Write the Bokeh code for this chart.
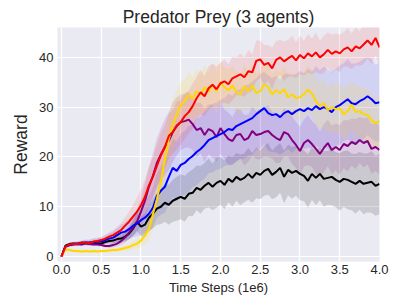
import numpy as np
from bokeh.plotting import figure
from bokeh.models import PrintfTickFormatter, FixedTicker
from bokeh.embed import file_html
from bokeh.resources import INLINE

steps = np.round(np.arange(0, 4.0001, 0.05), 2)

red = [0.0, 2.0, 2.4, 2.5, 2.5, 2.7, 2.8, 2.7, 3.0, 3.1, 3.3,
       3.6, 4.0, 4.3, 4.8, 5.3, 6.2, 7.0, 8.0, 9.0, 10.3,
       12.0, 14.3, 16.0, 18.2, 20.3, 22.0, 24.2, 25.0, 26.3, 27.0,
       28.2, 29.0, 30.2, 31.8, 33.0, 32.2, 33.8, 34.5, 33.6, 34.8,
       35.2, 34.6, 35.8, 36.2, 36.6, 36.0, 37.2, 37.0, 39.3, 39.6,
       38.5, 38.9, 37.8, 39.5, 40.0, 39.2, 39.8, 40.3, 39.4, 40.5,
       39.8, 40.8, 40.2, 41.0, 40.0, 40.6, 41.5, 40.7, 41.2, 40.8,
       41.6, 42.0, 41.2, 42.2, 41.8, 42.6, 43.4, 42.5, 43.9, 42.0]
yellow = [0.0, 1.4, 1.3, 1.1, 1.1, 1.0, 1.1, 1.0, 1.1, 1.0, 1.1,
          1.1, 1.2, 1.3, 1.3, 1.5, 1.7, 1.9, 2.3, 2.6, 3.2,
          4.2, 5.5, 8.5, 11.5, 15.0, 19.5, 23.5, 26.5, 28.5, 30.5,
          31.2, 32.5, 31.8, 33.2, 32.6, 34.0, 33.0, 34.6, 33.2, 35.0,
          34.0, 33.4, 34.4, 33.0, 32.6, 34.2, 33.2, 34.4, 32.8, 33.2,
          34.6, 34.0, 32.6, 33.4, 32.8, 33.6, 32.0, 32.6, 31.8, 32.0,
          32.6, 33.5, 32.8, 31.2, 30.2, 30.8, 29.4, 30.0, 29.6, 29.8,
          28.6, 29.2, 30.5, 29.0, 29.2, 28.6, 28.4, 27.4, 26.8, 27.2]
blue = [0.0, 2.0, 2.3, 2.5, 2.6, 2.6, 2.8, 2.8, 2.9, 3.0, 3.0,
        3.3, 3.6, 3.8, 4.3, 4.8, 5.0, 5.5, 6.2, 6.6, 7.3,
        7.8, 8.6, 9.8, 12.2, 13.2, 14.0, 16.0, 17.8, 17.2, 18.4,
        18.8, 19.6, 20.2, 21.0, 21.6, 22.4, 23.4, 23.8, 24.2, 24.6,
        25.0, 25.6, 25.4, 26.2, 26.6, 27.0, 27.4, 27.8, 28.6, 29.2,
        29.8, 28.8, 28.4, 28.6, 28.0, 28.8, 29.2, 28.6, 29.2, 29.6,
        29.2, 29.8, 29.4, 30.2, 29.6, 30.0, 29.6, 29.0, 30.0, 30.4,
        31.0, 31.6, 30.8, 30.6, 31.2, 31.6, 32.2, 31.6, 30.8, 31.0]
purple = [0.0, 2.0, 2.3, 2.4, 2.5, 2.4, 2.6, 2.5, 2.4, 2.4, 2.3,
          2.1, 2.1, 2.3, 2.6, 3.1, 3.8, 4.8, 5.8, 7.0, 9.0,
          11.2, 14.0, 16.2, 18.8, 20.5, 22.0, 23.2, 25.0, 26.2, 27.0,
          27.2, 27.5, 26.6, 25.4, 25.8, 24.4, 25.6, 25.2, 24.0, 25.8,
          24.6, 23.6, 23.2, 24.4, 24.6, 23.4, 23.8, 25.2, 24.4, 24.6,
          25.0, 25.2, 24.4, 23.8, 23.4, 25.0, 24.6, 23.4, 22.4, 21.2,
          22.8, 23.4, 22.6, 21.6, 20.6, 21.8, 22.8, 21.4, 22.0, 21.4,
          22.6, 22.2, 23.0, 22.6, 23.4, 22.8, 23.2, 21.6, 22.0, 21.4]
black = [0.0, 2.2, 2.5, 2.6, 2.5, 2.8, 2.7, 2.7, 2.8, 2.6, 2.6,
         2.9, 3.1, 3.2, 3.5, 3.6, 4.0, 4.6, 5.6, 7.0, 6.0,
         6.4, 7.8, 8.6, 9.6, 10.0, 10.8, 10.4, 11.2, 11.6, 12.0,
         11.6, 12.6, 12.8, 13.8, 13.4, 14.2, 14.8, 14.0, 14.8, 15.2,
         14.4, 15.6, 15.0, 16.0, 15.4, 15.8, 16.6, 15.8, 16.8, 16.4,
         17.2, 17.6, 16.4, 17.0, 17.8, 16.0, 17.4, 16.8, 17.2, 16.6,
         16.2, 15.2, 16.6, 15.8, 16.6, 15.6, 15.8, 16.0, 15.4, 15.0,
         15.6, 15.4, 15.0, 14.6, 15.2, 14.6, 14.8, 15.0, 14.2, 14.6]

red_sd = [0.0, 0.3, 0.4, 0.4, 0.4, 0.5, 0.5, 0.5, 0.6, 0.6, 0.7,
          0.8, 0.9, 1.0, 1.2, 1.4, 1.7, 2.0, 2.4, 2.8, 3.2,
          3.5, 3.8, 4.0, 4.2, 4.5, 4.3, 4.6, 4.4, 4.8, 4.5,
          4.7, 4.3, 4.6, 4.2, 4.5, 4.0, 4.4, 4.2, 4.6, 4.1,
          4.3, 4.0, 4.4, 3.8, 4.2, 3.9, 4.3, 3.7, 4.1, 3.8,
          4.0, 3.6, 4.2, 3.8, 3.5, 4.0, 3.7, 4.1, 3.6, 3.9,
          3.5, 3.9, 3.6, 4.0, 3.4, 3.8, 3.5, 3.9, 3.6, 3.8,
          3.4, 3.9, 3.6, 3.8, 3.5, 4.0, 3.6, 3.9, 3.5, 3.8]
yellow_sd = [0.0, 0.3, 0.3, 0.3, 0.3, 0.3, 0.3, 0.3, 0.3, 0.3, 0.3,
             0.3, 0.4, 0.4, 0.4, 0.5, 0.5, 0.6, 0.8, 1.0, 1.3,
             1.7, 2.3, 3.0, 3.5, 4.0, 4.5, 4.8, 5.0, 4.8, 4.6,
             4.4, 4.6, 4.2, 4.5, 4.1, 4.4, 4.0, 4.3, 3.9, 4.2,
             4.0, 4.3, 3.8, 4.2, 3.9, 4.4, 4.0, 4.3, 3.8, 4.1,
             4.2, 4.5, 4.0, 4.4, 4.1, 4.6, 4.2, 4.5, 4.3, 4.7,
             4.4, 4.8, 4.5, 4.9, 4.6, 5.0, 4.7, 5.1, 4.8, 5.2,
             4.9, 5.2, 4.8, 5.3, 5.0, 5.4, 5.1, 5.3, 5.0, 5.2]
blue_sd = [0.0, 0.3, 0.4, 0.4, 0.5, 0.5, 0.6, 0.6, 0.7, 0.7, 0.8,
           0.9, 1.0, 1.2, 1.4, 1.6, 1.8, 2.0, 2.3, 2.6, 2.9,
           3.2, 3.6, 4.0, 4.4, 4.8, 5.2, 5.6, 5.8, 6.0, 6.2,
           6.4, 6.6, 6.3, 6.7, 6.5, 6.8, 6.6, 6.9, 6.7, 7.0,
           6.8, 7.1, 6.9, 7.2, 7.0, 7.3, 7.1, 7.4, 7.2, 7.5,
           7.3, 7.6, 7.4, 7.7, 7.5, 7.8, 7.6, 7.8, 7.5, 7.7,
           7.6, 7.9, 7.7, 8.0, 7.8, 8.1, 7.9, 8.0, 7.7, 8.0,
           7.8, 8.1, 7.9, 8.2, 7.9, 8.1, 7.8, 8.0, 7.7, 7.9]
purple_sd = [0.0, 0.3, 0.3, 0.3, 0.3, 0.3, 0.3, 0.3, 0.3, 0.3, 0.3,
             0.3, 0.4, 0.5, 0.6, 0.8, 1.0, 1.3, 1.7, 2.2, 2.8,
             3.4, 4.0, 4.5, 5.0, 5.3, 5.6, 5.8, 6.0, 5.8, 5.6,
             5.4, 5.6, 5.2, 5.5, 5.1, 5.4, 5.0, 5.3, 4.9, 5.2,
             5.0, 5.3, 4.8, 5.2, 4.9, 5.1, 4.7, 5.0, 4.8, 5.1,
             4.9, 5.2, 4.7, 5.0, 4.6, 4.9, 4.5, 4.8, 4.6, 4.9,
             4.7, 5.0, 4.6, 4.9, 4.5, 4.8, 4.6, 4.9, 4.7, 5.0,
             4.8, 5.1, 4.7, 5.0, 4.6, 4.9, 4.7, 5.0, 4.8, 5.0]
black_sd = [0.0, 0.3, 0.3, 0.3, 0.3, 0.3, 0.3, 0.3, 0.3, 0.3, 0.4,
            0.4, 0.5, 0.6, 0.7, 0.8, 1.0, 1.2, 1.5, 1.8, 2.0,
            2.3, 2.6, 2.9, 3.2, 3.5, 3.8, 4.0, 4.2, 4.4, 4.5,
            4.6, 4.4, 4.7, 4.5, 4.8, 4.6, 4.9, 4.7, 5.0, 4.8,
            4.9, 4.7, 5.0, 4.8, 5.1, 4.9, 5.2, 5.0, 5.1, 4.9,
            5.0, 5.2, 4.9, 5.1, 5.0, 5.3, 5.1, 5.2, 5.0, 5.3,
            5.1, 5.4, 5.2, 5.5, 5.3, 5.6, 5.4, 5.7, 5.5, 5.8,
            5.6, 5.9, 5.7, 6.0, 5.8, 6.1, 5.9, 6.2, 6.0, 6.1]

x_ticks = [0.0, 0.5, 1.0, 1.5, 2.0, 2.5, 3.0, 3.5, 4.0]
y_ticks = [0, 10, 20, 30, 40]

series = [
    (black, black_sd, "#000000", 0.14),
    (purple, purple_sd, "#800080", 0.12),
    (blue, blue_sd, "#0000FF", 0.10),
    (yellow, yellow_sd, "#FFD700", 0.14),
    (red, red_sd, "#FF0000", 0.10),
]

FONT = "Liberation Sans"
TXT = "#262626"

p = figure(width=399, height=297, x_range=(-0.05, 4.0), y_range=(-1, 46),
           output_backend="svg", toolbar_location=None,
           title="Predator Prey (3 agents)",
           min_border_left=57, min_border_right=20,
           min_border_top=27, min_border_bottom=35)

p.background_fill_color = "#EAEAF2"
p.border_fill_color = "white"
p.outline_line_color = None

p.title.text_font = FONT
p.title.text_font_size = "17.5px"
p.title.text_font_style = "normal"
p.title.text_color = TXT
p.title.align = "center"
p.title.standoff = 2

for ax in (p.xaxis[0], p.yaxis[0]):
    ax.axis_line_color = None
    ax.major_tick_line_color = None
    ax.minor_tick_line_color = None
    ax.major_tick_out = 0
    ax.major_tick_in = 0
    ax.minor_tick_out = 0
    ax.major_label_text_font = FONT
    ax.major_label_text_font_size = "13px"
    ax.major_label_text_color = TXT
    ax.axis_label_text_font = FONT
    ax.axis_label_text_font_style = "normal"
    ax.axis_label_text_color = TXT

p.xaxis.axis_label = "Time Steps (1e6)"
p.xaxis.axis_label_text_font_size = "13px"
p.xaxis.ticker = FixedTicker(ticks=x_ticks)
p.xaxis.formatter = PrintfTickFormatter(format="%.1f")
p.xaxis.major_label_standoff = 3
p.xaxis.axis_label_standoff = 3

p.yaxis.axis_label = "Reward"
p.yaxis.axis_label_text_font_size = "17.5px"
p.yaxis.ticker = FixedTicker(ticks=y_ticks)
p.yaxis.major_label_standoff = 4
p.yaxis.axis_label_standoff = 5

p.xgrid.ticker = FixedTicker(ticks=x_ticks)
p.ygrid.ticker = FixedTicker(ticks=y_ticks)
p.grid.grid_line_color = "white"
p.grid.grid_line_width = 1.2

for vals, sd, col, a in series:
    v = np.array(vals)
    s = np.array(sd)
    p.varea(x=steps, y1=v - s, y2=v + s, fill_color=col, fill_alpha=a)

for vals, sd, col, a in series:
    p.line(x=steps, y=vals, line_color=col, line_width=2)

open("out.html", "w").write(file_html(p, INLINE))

- Instruction:
From the first line of the material down to the line containing "steps = np.round(np.arange(0, 4.0001, 0.05), 2)", inclusive, return each line exactly, skipping any picture.

- Answer to this problem:
Write the Bokeh code for this chart.
import numpy as np
from bokeh.plotting import figure
from bokeh.models import PrintfTickFormatter, FixedTicker
from bokeh.embed import file_html
from bokeh.resources import INLINE

steps = np.round(np.arange(0, 4.0001, 0.05), 2)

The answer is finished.